Omigosh, I’d forgotten how adventurous (stupid) I was as a kid. Our family would rent a cottage on Lake Michigan, which would get some huge waves during a storm. Of course, a friend and I would … (spoilered due to sheer idiocy) …

Dive in as deep as we could and try to get the rip tide to carry us “out to sea”. We’d have to hold our breath for a minute or two til the current let go of us. We’d hoot and holler at how far out we were… and spend the next hour trying to get back to shore. (Oh, I see Lake Michigan now has periodic official rip tide warnings, and a documentary.)

When I was around 8 or so, I lost control of my bike and rolled from the sidewalk down a small slope to the road below, but fortunately there were no oncoming cars and I was able to pull myself off the road in time.

When I was a teenager, I was attacked by a Great Dane while jogging at night. The owner was present and called off his dog, which was probably the only reason I survived. Turned out the leash was really long, which is why the owner didn’t notice my presence before his dog jumped me. I had to get my mouth stitched up, and to this day I still have loss of sensation in the area that was bitten.

I have had a harrowing car accident and made a poor choice in climbing once, but the closest to death I have been was when I was in college and investigated some loud noises while walking back from class. Turns out it was a shooter who had already killed one person and only barely missed killing three more due to a poor job of leading the targets (that were a hundred yards away or so). I was about 20 feet from her when I came around the bushes and saw her.

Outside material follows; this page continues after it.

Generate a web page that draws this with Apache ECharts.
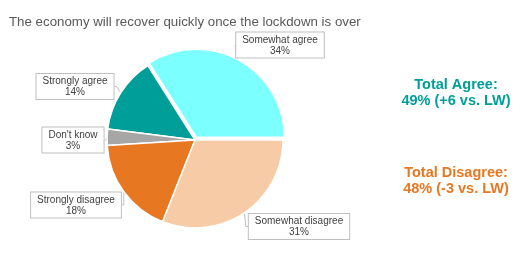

After the couple seconds it took to realize what was happening I charged forward and she leveled the rifle at my chest and pulled the trigger… and nothing happened. She had forgotten to close the bolt when reloading. I grabbed the rifle and then had to dodge a few stabs with a hunting knife before she followed swung too hard on one stab and buried the knife in her own leg by accident. Haven’t thought about that one in quite a while.